# This file creates a chatbot for a given PDF

In [None]:
from langchain.document_loaders import PyPDFLoader

pdf_path = "../data/williams.pdf"
loader = PyPDFLoader(pdf_path)
data = loader.load_and_split()  # already does the splitting
print(f'You have {len(data)} document(s) in your data.')
print(f'There are {len(data[0].page_content)} characters in your document')

In [None]:
import os
from dotenv import load_dotenv

load_dotenv()
OPENAI_API_KEY = os.environ.get('OPENAI_API_KEY')

if not OPENAI_API_KEY:
    raise ValueError("OPENAI_API_KEY not found in the environment variables. Check your .env file and make sure the variable name matches.")

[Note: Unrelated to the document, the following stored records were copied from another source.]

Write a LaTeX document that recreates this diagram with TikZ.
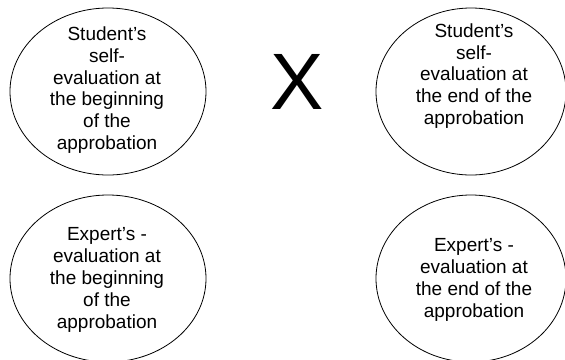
\documentclass[tikz,border=0pt]{standalone}
\usepackage{fontspec}
\setmainfont{Liberation Sans}
\usetikzlibrary{shapes.geometric}
\begin{document}
\begin{tikzpicture}[x=1pt,y=-1pt,
  oval/.style={draw=black,line width=0.8pt,ellipse,inner sep=0pt},
  lbl/.style={align=center,inner sep=0pt,font=\fontsize{19}{21.8}\selectfont}]
\useasboundingbox (0,0) rectangle (565,359);
\clip (0,0) rectangle (565,359);
\node[oval,minimum width=196pt,minimum height=167pt] (e1) at (108,91.5) {};
\node[oval,minimum width=190pt,minimum height=167pt] (e2) at (471,91.5) {};
\node[oval,minimum width=196pt,minimum height=167pt] (e3) at (108,278.5) {};
\node[oval,minimum width=190pt,minimum height=167pt] (e4) at (471,278.5) {};
\node[lbl] (t1) at (107,90) {Student’s\\self-\\evaluation at\\the beginning\\of the\\approbation};
\node[lbl] (t2) at (474,76) {Student’s\\self-\\evaluation at\\the end of the\\approbation};
\node[lbl] (t3) at (107,280) {Expert’s -\\evaluation at\\the beginning\\of the\\approbation};
\node[lbl] (t4) at (474,280) {Expert’s -\\evaluation at\\the end of the\\approbation};
\node[inner sep=0pt,font=\fontsize{80}{80}\selectfont] (x) at (297,82) {X};
\end{tikzpicture}
\end{document}
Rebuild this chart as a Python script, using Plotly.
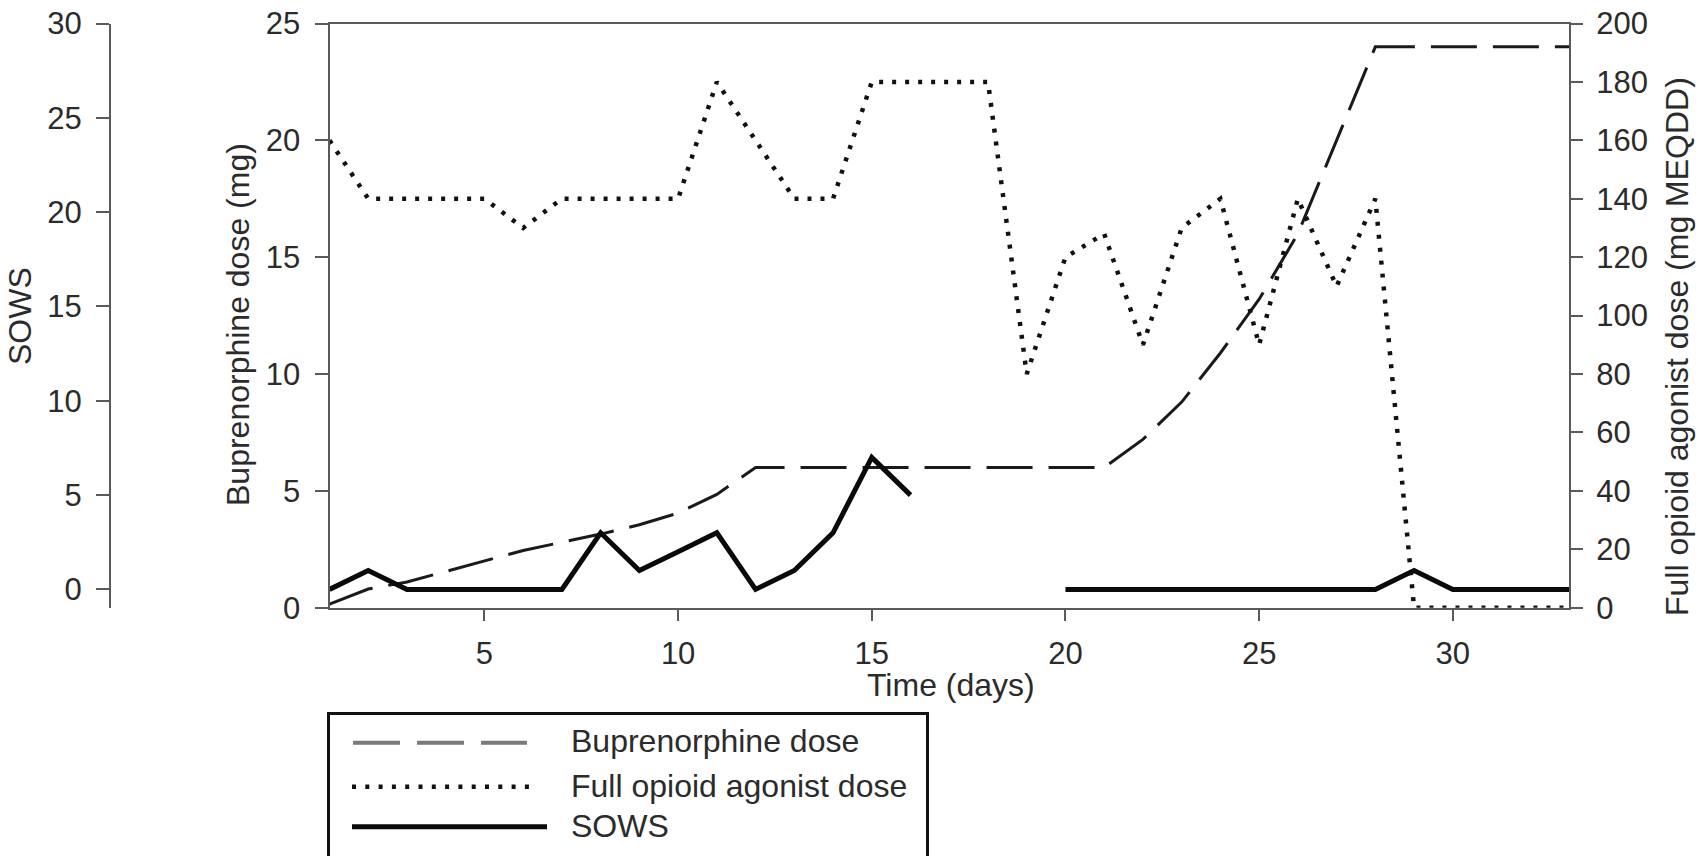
import plotly.graph_objects as go

# ---------------- data ----------------
days = list(range(1, 34))

buprenorphine_mg = [0.15, 0.8, 1.1, 1.55, 2.0, 2.45, 2.8, 3.15, 3.55, 4.05, 4.85, 6, 6, 6, 6,
                    6, 6, 6, 6, 6, 6, 7.2, 8.8, 10.9, 13.2, 16, 20, 24, 24, 24, 24, 24, 24]

full_agonist_meqdd = [160, 140, 140, 140, 140, 130, 140, 140, 140, 140, 180, 160, 140, 140, 180,
                      180, 180, 180, 80, 120, 128, 90, 130, 140, 90, 140, 110, 140, 0, 0, 0, 0, 0]

sows = [0, 1, 0, 0, 0, 0, 0, 3, 1, 2, 3, 0, 1, 3, 7, 5, None, None, None,
        0, 0, 0, 0, 0, 0, 0, 0, 0, 1, 0, 0, 0, 0]

x_ticks = [5, 10, 15, 20, 25, 30]
bup_ticks = [0, 5, 10, 15, 20, 25]
agonist_ticks = list(range(0, 201, 20))
sows_ticks = [0, 5, 10, 15, 20, 25, 30]

legend_labels = ["Buprenorphine dose", "Full opioid agonist dose", "SOWS"]

# ---------------- layout geometry (pixels) ----------------
W, H = 1708, 856
PL, PR, PT, PB = 329.5, 1569.0, 23.5, 607.7
FONT = "Liberation Sans, Arial, Helvetica, sans-serif"
TXT = "#2b2b2b"
AX = "#5a5a5a"


def px(x):
    return x / W


def py(y):
    return 1 - y / H


fig = go.Figure()

fig.add_trace(go.Scatter(x=days, y=buprenorphine_mg, mode="lines", name=legend_labels[0],
                         line=dict(color="#1a1a1a", width=3, dash="46px,16px"),
                         yaxis="y", showlegend=False))
fig.add_trace(go.Scatter(x=days, y=full_agonist_meqdd, mode="lines", name=legend_labels[1],
                         line=dict(color="#111111", width=4.5, dash="4px,9px"),
                         yaxis="y2", showlegend=False))
fig.add_trace(go.Scatter(x=days, y=sows, mode="lines", name=legend_labels[2],
                         line=dict(color="#0a0a0a", width=5), connectgaps=False,
                         yaxis="y3", showlegend=False))

tickfont = dict(family=FONT, size=31, color=TXT)
ydom = [py(PB), py(PT)]

fig.update_layout(
    width=W, height=H,
    margin=dict(l=0, r=0, t=0, b=0, autoexpand=False),
    paper_bgcolor="white", plot_bgcolor="white",
    font=dict(family=FONT, color=TXT),
    showlegend=False,
    xaxis=dict(domain=[px(PL), px(PR)], range=[1, 33], tickvals=x_ticks,
               showgrid=False, zeroline=False, showline=True, mirror=True,
               linecolor=AX, linewidth=2, ticks="outside", ticklen=11,
               tickwidth=2, tickcolor=AX, tickfont=tickfont,
               ticklabelstandoff=6, anchor="y"),
    yaxis=dict(domain=ydom, range=[0, 25], tickvals=bup_ticks,
               showgrid=False, zeroline=False, showline=True, linecolor=AX,
               linewidth=2, ticks="outside", ticklen=13, tickwidth=2,
               tickcolor=AX, tickfont=tickfont, ticklabelstandoff=8, anchor="x"),
    yaxis2=dict(domain=ydom, range=[0, 200], tickvals=agonist_ticks, overlaying="y",
                side="right", showgrid=False, zeroline=False, showline=True,
                linecolor=AX, linewidth=2, ticks="outside", ticklen=12, tickwidth=2,
                tickcolor=AX, tickfont=tickfont, ticklabelstandoff=7, anchor="x"),
    yaxis3=dict(domain=ydom, range=[-0.97, 30], tickvals=sows_ticks, overlaying="y",
                anchor="free", position=px(110), side="left", showgrid=False,
                zeroline=False, showline=True, linecolor=AX, linewidth=2,
                ticks="outside", ticklen=13, tickwidth=2, tickcolor=AX,
                tickfont=tickfont, ticklabelstandoff=8),
)

# ---------------- axis titles ----------------
title_font = dict(family=FONT, size=32, color=TXT)
titles = [
    ("SOWS", 20, 316, -90),
    ("Buprenorphine dose (mg)", 238, 324, -90),
    ("Full opioid agonist dose (mg MEQDD)", 1677, 347, -90),
    ("Time (days)", 951, 685, 0),
]
for text, x, y, ang in titles:
    fig.add_annotation(text=text, x=px(x), y=py(y), xref="paper", yref="paper",
                       showarrow=False, textangle=ang, font=title_font,
                       xanchor="center", yanchor="middle")

# ---------------- legend box (drawn) ----------------
fig.add_shape(type="rect", xref="paper", yref="paper",
              x0=px(328.5), x1=px(927.5), y0=py(713.5), y1=py(900),
              line=dict(color="#111111", width=3), fillcolor="rgba(0,0,0,0)")
samples = [
    (742.7, 353, 527, dict(color="#7a7a7a", width=4, dash="47px,17px")),
    (786.7, 352, 538, dict(color="#111111", width=4.5, dash="4px,9.3px")),
    (826.7, 352, 547, dict(color="#0a0a0a", width=5)),
]
for (y, x0, x1, ln) in samples:
    fig.add_shape(type="line", xref="paper", yref="paper", x0=px(x0), x1=px(x1),
                  y0=py(y), y1=py(y), line=ln)
for label, y in zip(legend_labels, [741, 786, 826]):
    fig.add_annotation(text=label, x=px(569), y=py(y), xref="paper", yref="paper",
                       showarrow=False, xanchor="left", yanchor="middle",
                       font=dict(family=FONT, size=32, color=TXT))

fig.write_html("out.html")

os.environ['OPENAI_API_KEY'] = OPENAI_API_KEY

In [None]:
from langchain.embeddings import OpenAIEmbeddings
from langchain.vectorstores import Chroma

embeddings = OpenAIEmbeddings(openai_api_key=OPENAI_API_KEY)
vectoredb = Chroma().from_documents(
    data,
    embedding=embeddings,
    persist_directory="."
  )
vectoredb.persist()

In [None]:
from langchain.llms import OpenAI
from langchain.chains import ChatVectorDBChain

qa = ChatVectorDBChain.from_llm(OpenAI(temperature=0), vectoredb)

In [None]:
chat_history = []
query = "Who is the document about? What are the main points? Describe the summary of their current assets and planning considerations and recommendations. Create Tables of the legal entities described and any other relevant plottable tables"
results = qa({"question": query, "chat_history": chat_history})

In [None]:
results["answer"]